## Dataset extract:
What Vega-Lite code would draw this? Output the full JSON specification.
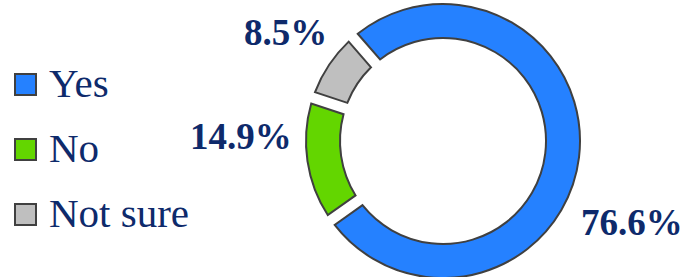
{
  "$schema": "https://vega.github.io/schema/vega-lite/v6.json",
  "width": 300,
  "height": 272,
  "autosize": {"type": "none"},
  "padding": {"left": 293, "top": 5, "right": 93, "bottom": 0},
  "background": "white",
  "config": {
    "view": {"stroke": null},
    "font": "Liberation Serif"
  },
  "data": {
    "values": [
      {"answer": "Yes", "value": 76.6, "label": "76.6%", "rank": 1},
      {"answer": "No", "value": 14.9, "label": "14.9%", "rank": 2},
      {"answer": "Not sure", "value": 8.5, "label": "8.5%", "rank": 3}
    ]
  },
  "encoding": {
    "theta": {"field": "value", "type": "quantitative", "stack": true,
      "scale": {"domain": [0, 100], "range": [-0.7156, 5.5676]}},
    "order": {"field": "rank", "type": "quantitative"}
  },
  "layer": [
    {
      "mark": {"type": "arc", "outerRadius": 137, "innerRadius": 103, "padAngle": 0.07,
        "stroke": "#404040", "strokeWidth": 2},
      "encoding": {
        "color": {"field": "answer", "type": "nominal",
          "scale": {"domain": ["Yes", "No", "Not sure"], "range": ["#2581FF", "#63D600", "#BFBFBF"]},
          "legend": {
            "title": null, "orient": "none", "legendX": -288, "legendY": 59,
            "symbolType": "square", "symbolSize": 441, "symbolStrokeColor": "#404040",
            "symbolStrokeWidth": 2, "symbolOpacity": 1,
            "labelFont": "Liberation Serif", "labelFontSize": 41, "labelColor": "#0E2A6B",
            "labelOffset": 3, "rowPadding": 23, "labelLimit": 300, "padding": 0
          }
        }
      }
    },
    {
      "mark": {"type": "text", "radius": 170, "font": "Liberation Serif", "fontSize": 37,
        "fontWeight": "bold", "color": "#0E2A6B", "align": "center", "baseline": "alphabetic",
        "dx": 20, "dy": 74},
      "encoding": {"text": {"condition": {"test": "datum.answer === 'Yes'", "field": "label"}, "value": ""}}
    },
    {
      "mark": {"type": "text", "radius": 170, "font": "Liberation Serif", "fontSize": 37,
        "fontWeight": "bold", "color": "#0E2A6B", "align": "center", "baseline": "alphabetic",
        "dx": -34, "dy": -17},
      "encoding": {"text": {"condition": {"test": "datum.answer === 'No'", "field": "label"}, "value": ""}}
    },
    {
      "mark": {"type": "text", "radius": 170, "font": "Liberation Serif", "fontSize": 37,
        "fontWeight": "bold", "color": "#0E2A6B", "align": "center", "baseline": "alphabetic",
        "dx": -16, "dy": -2},
      "encoding": {"text": {"condition": {"test": "datum.answer === 'Not sure'", "field": "label"}, "value": ""}}
    }
  ]
}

## Task goal:
Return the whole listing, word for word, and leave out every picture.

## Exercise output:
What Vega-Lite code would draw this? Output the full JSON specification.
{
  "$schema": "https://vega.github.io/schema/vega-lite/v6.json",
  "width": 300,
  "height": 272,
  "autosize": {"type": "none"},
  "padding": {"left": 293, "top": 5, "right": 93, "bottom": 0},
  "background": "white",
  "config": {
    "view": {"stroke": null},
    "font": "Liberation Serif"
  },
  "data": {
    "values": [
      {"answer": "Yes", "value": 76.6, "label": "76.6%", "rank": 1},
      {"answer": "No", "value": 14.9, "label": "14.9%", "rank": 2},
      {"answer": "Not sure", "value": 8.5, "label": "8.5%", "rank": 3}
    ]
  },
  "encoding": {
    "theta": {"field": "value", "type": "quantitative", "stack": true,
      "scale": {"domain": [0, 100], "range": [-0.7156, 5.5676]}},
    "order": {"field": "rank", "type": "quantitative"}
  },
  "layer": [
    {
      "mark": {"type": "arc", "outerRadius": 137, "innerRadius": 103, "padAngle": 0.07,
        "stroke": "#404040", "strokeWidth": 2},
      "encoding": {
        "color": {"field": "answer", "type": "nominal",
          "scale": {"domain": ["Yes", "No", "Not sure"], "range": ["#2581FF", "#63D600", "#BFBFBF"]},
          "legend": {
            "title": null, "orient": "none", "legendX": -288, "legendY": 59,
            "symbolType": "square", "symbolSize": 441, "symbolStrokeColor": "#404040",
            "symbolStrokeWidth": 2, "symbolOpacity": 1,
            "labelFont": "Liberation Serif", "labelFontSize": 41, "labelColor": "#0E2A6B",
            "labelOffset": 3, "rowPadding": 23, "labelLimit": 300, "padding": 0
          }
        }
      }
    },
    {
      "mark": {"type": "text", "radius": 170, "font": "Liberation Serif", "fontSize": 37,
        "fontWeight": "bold", "color": "#0E2A6B", "align": "center", "baseline": "alphabetic",
        "dx": 20, "dy": 74},
      "encoding": {"text": {"condition": {"test": "datum.answer === 'Yes'", "field": "label"}, "value": ""}}
    },
    {
      "mark": {"type": "text", "radius": 170, "font": "Liberation Serif", "fontSize": 37,
        "fontWeight": "bold", "color": "#0E2A6B", "align": "center", "baseline": "alphabetic",
        "dx": -34, "dy": -17},
      "encoding": {"text": {"condition": {"test": "datum.answer === 'No'", "field": "label"}, "value": ""}}
    },
    {
      "mark": {"type": "text", "radius": 170, "font": "Liberation Serif", "fontSize": 37,
        "fontWeight": "bold", "color": "#0E2A6B", "align": "center", "baseline": "alphabetic",
        "dx": -16, "dy": -2},
      "encoding": {"text": {"condition": {"test": "datum.answer === 'Not sure'", "field": "label"}, "value": ""}}
    }
  ]
}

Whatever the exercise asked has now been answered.